On your second birthday

Two.  I love the way you say it as you rattle off numbers from one to ten. The number itself does not mean anything to you yet, just as your birthday carries no special significance in your mind. For us though, the passing of another year of your life is a cause for celebration. Your birthday is inordinately more important to us than ours. Grant us this: we need the bright balloons, sugary cakes, and silly, conical hats more than you do.

As I reflect over the last year, memories surface indiscriminately. It has been a momentous year, indeed!  Now, you can build with blocks and paint with fingers. You have precise expressions including vocabularies of refined gestures and words. You recognize symbols including letters and numbers. You have developed tastes for certain kinds of food and preferences for specific activities. And then there are the myriad puzzles and games!

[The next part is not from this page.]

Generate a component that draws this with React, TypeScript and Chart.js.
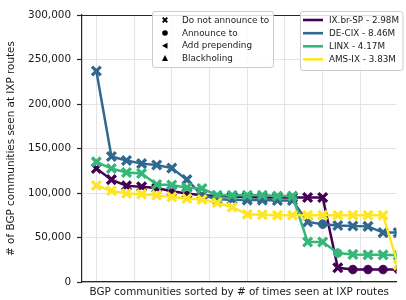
import React, { useEffect, useRef } from 'react';
import { Chart, registerables } from 'chart.js';

Chart.register(...registerables);

// ---------- data ----------
const seriesNames = ['IX.br-SP - 2.98M', 'DE-CIX - 8.46M', 'LINX - 4.17M', 'AMS-IX - 3.83M'];
const seriesColors = ['#440154', '#31688e', '#35b779', '#fde725'];

const ixbrSp = [127500, 115000, 108000, 107000, 105500, 102000, 99500, 97500, 96500, 96000, 95500, 95000, 95000, 95000, 95000, 95000, 16000, 14000, 14000, 14000, 14000];
const deCix = [237000, 141000, 136500, 133000, 131500, 128000, 115000, 98000, 93000, 92500, 92000, 92000, 91500, 91500, 67500, 65000, 63500, 63000, 62500, 55500, 55500];
const linx = [135000, 127500, 123000, 122000, 109500, 109000, 106000, 105000, 97500, 97500, 97500, 97500, 96500, 96500, 45000, 45000, 32500, 31000, 30500, 30500, 30000];
const amsIx = [108500, 102500, 99500, 98700, 97600, 95600, 93800, 92700, 89000, 84000, 76000, 75500, 75000, 75000, 75000, 75000, 75000, 75000, 75000, 75000, 19000];

// marker per point: x = Do not announce to, o = Announce to
const ixbrSpMarkers = ['x', 'x', 'x', 'x', 'x', 'x', 'x', 'x', 'x', 'x', 'x', 'x', 'x', 'x', 'x', 'x', 'x', 'o', 'o', 'o', 'o'];
const deCixMarkers = ['x', 'x', 'x', 'x', 'x', 'x', 'x', 'x', 'x', 'x', 'x', 'x', 'x', 'x', 'x', 'o', 'x', 'x', 'x', 'x', 'x'];
const linxMarkers = ['x', 'x', 'x', 'x', 'x', 'x', 'x', 'x', 'x', 'x', 'x', 'x', 'x', 'x', 'x', 'x', 'o', 'x', 'x', 'x', 'x'];
const amsIxMarkers = ['x', 'x', 'x', 'x', 'x', 'x', 'x', 'x', 'x', 'x', 'x', 'x', 'x', 'x', 'x', 'x', 'x', 'x', 'x', 'x', 'x'];

const markerLegendLabels = ['Do not announce to', 'Announce to', 'Add prepending', 'Blackholing'];
const markerLegendShapes = ['x', 'o', '<', '^'];

const yTickValues = [0, 50000, 100000, 150000, 200000, 250000, 300000];
const xGridValues = [0, 2.5, 5, 7.5, 10, 12.5, 15, 17.5];

const xTitle = 'BGP communities sorted by # of times seen at IXP routes';
const yTitle = '# of BGP communities seen at IXP routes';

const FONT = '"DejaVu Sans", sans-serif';

function drawMarker(ctx: CanvasRenderingContext2D, shape: string, x: number, y: number) {
  ctx.save();
  ctx.fillStyle = '#000';
  ctx.strokeStyle = '#000';
  ctx.beginPath();
  if (shape === 'x') {
    ctx.lineWidth = 1.9;
    ctx.moveTo(x - 2.3, y - 2.3); ctx.lineTo(x + 2.3, y + 2.3);
    ctx.moveTo(x + 2.3, y - 2.3); ctx.lineTo(x - 2.3, y + 2.3);
    ctx.stroke();
  } else if (shape === 'o') {
    ctx.arc(x, y, 2.8, 0, Math.PI * 2);
    ctx.fill();
  } else if (shape === '<') {
    ctx.moveTo(x - 3, y); ctx.lineTo(x + 2.5, y - 3); ctx.lineTo(x + 2.5, y + 3); ctx.closePath();
    ctx.fill();
  } else {
    ctx.moveTo(x, y - 3.2); ctx.lineTo(x + 3, y + 2.6); ctx.lineTo(x - 3, y + 2.6); ctx.closePath();
    ctx.fill();
  }
  ctx.restore();
}

function roundBox(ctx: CanvasRenderingContext2D, x: number, y: number, w: number, h: number, r: number) {
  ctx.beginPath();
  ctx.moveTo(x + r, y);
  ctx.lineTo(x + w - r, y); ctx.quadraticCurveTo(x + w, y, x + w, y + r);
  ctx.lineTo(x + w, y + h - r); ctx.quadraticCurveTo(x + w, y + h, x + w - r, y + h);
  ctx.lineTo(x + r, y + h); ctx.quadraticCurveTo(x, y + h, x, y + h - r);
  ctx.lineTo(x, y + r); ctx.quadraticCurveTo(x, y, x + r, y);
  ctx.closePath();
  ctx.fillStyle = 'rgba(255,255,255,0.85)';
  ctx.fill();
  ctx.strokeStyle = '#cccccc';
  ctx.lineWidth = 1;
  ctx.stroke();
}

const framePlugin = {
  id: 'framePlugin',
  beforeDatasetsDraw(chart: any) {
    const { ctx, chartArea } = chart;
    ctx.save();
    ctx.strokeStyle = '#262626';
    ctx.lineWidth = 1.2;
    ctx.beginPath();
    ctx.moveTo(chartArea.left, chartArea.top + 0.5);
    ctx.lineTo(chartArea.right, chartArea.top + 0.5);
    ctx.stroke();
    ctx.restore();
  },
  afterDraw(chart: any) {
    const ctx: CanvasRenderingContext2D = chart.ctx;
    ctx.save();
    ctx.font = `8.8px ${FONT}`;
    ctx.textBaseline = 'middle';
    ctx.textAlign = 'left';
    // marker legend
    roundBox(ctx, 152.5, 11.5, 121, 56, 2.5);
    const rowsL = [20, 33, 45.7, 58.3];
    markerLegendLabels.forEach((label, i) => {
      drawMarker(ctx, markerLegendShapes[i], 165, rowsL[i]);
      ctx.fillStyle = '#222';
      ctx.fillText(label, 182, rowsL[i] + 0.5);
    });
    // series legend
    roundBox(ctx, 300.5, 11.5, 102.5, 59, 2.5);
    const rowsR = [20, 33.2, 46.3, 59.3];
    seriesNames.forEach((label, i) => {
      ctx.strokeStyle = seriesColors[i];
      ctx.lineWidth = 2.6;
      ctx.beginPath();
      ctx.moveTo(303, rowsR[i]);
      ctx.lineTo(323, rowsR[i]);
      ctx.stroke();
      ctx.fillStyle = '#222';
      ctx.fillText(label, 329, rowsR[i] + 0.5);
    });
    ctx.restore();
  },
};

export default function App() {
  const canvasRef = useRef<HTMLCanvasElement | null>(null);

  useEffect(() => {
    const canvas = canvasRef.current;
    if (!canvas) return;
    const values = [ixbrSp, deCix, linx, amsIx];
    const markers = [ixbrSpMarkers, deCixMarkers, linxMarkers, amsIxMarkers];

    const datasets = values.map((vals, s) => ({
      label: seriesNames[s],
      data: vals.map((v, i) => ({ x: i, y: v })),
      borderColor: seriesColors[s],
      backgroundColor: seriesColors[s],
      borderWidth: 2.5,
      tension: 0,
      fill: false,
      order: 3 - s,
      pointStyle: (c: any) => (markers[s][c.dataIndex] === 'o' ? 'circle' : 'crossRot'),
      pointRadius: (c: any) => (markers[s][c.dataIndex] === 'o' ? 4.3 : 6.2),
      pointBorderWidth: (c: any) => (markers[s][c.dataIndex] === 'o' ? 1 : 3.3),
      pointBackgroundColor: seriesColors[s],
      pointBorderColor: seriesColors[s],
    }));

    const chart = new Chart(canvas, {
      type: 'line',
      data: { datasets },
      plugins: [framePlugin],
      options: {
        animation: false,
        responsive: false,
        maintainAspectRatio: false,
        layout: { padding: { top: 15, right: 0, bottom: 0, left: 0 } },
        plugins: {
          legend: { display: false },
          tooltip: { enabled: false },
        },
        scales: {
          x: {
            type: 'linear',
            min: -0.95,
            max: 19.89,
            afterBuildTicks: (axis: any) => {
              axis.ticks = xGridValues.map((v) => ({ value: v }));
            },
            afterFit: (axis: any) => {
              axis.height = 18;
            },
            ticks: { display: false },
            grid: { color: '#e4e4e4', lineWidth: 1, drawTicks: false },
            border: { display: true, color: '#262626', width: 1.2 },
            title: {
              display: true,
              text: xTitle,
              color: '#1a1a1a',
              font: { family: FONT, size: 10.4 },
              padding: { top: 0, bottom: 1.5 },
            },
          },
          y: {
            type: 'linear',
            min: 0,
            max: 300000,
            afterBuildTicks: (axis: any) => {
              axis.ticks = yTickValues.map((v) => ({ value: v }));
            },
            afterFit: (axis: any) => {
              axis.width = 82;
            },
            ticks: {
              color: '#1a1a1a',
              font: { family: FONT, size: 10.4 },
              padding: 6,
              callback: (v: any) => Number(v).toLocaleString('en-US'),
            },
            grid: { color: '#e4e4e4', lineWidth: 1, drawTicks: true, tickLength: 5, tickColor: '#262626', tickWidth: 1.2 },
            border: { display: true, color: '#262626', width: 1.2 },
            title: {
              display: true,
              text: yTitle,
              color: '#1a1a1a',
              font: { family: FONT, size: 10.4 },
              padding: { top: 5, bottom: 0 },
            },
          },
        },
      },
    });
    return () => chart.destroy();
  }, []);

  return (
    <div style={{ position: 'absolute', left: 0, top: 0, width: 406, height: 300, background: '#fff' }}>
      <canvas ref={canvasRef} width={406} height={300} style={{ display: 'block', width: 406, height: 300 }} />
    </div>
  );
}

We have found onions in the washing machine and crayons in the sofa cushions. I used to find peanuts in my shoes, until one day you decided you needed to wear them more than I did. With my hat covering your eyes and my gloves on your hands, you looked like a hard-boiled private-eye from a Raymond Chandler novel.  After that moment nothing was quite noir anymore.

We ignored the smudges on the television or the trail of Cheerios on the just -cleaned carpet. One day I asked your mother, “Why is one of my CDs in the bathtub?” She looked at you. You looked at the teddy bear. The bear had no alibi. Was there was a miscarriage of justice that day? I cannot say that the thought weighs very heavily on my conscience.

Early on, you used to say “hi” into the remote-control. We thought that it was cute. Not anymore. You know what all the important buttons do (and even I don’t know what some of the buttons do… set off a nuclear device, perhaps?) We had to hide the remotes until we could no longer find them ourselves. Now we just watch whatever is on the last-known-channel.

A few months ago, I had to enable a passcode on all my mobile devices.  It wasn’t because of thieves, it was because of you. It was fine as long as you were sending out blank calls and tweets on my behalf. One time, you nearly emailed my boss. I shrugged. What can a little boy do, after all? But I had to draw the line when you deleted an app with high-scores I had been working for months to get. No fair, buddy.

Forget the app. I confess that it is been a losing campaign to baby-proof the world (or rather to adult-proof yours). You mastered the skill of opening doors and chocolate wrappers. Of tiptoeing to pinch items off progressively higher shelves. Of staging an impromptu sit-in the middle of the toys-section of a shopping mall.

Speaking of toys, I was very excited when we got you Lego building blocks, model miniature cars, and comic-book action figures. Excited for you, of course. I put that out there, in case you doubt my parental gravitas.

We’ve had our share of adventures this past year.  We have visited Mayan ruins in Mexico and Jain ruins in India. We have gazed at waterfalls and loafed on beaches. We have waved at strangers and have slid down chutes. We collected acorns and ran through piles of raked leaves. We read books together. We laughed at dinosaur replicas in museums and then ran in horror from the vacuum cleaner at home.

I have to ask. My child, what do you think of when you smile in your sleep? Licking rocks? Petting trees? Wiggling toes in water? Unrolling toilet paper?

We graduated from peek-a-boo to hide-and-seek. You would hide behind a row of trousers in the closet. “Where are you? I can’t see you,” I would say with a serious expression on my face. You would emerge with a triumphant smile from behind aforementioned trousers. Although we kept playing the game, despite my competitive streak, you always beat me. I never got any smarter.

Every morning I have noticed your urgency in trying to prevent me from leaving for work despite the flabbergasting 2/7 chance of success. There are many concepts besides work that I have been unable to explain to you this year – business-travel, private property, illness. On the other hand, there is much that I have learned this last year. Not just about you, but about myself and about your mother. (Here’s a secret you don’t have to tell your mother and she’s not going to read this: be grateful that she is your mother). In trying to teach you patience, over the last year, I have tested, crossed, and expanded the limits of my own, and taught myself.

So much changes in a few years. You were born only two years ago. One year ago you walked. Now you can run. As you’ve grown over the last year, you’ve started to develop a mind of your own. As a parent I’ve had to wrestle simultaneously with two contradictory observations: you’re growing up too fast, and you’re not growing up fast enough. It is humbling to think that the balance will one day shift overwhelmingly in the direction of the first.

That is the way of the world. Children grow up. As Tagore has said so eloquently- “the river runs swift with a song, breaking through all barriers. But the mountain stays and remembers, and follows her with his love.”

Stay well, my son. When you wake up from your nap, we will all have some cake.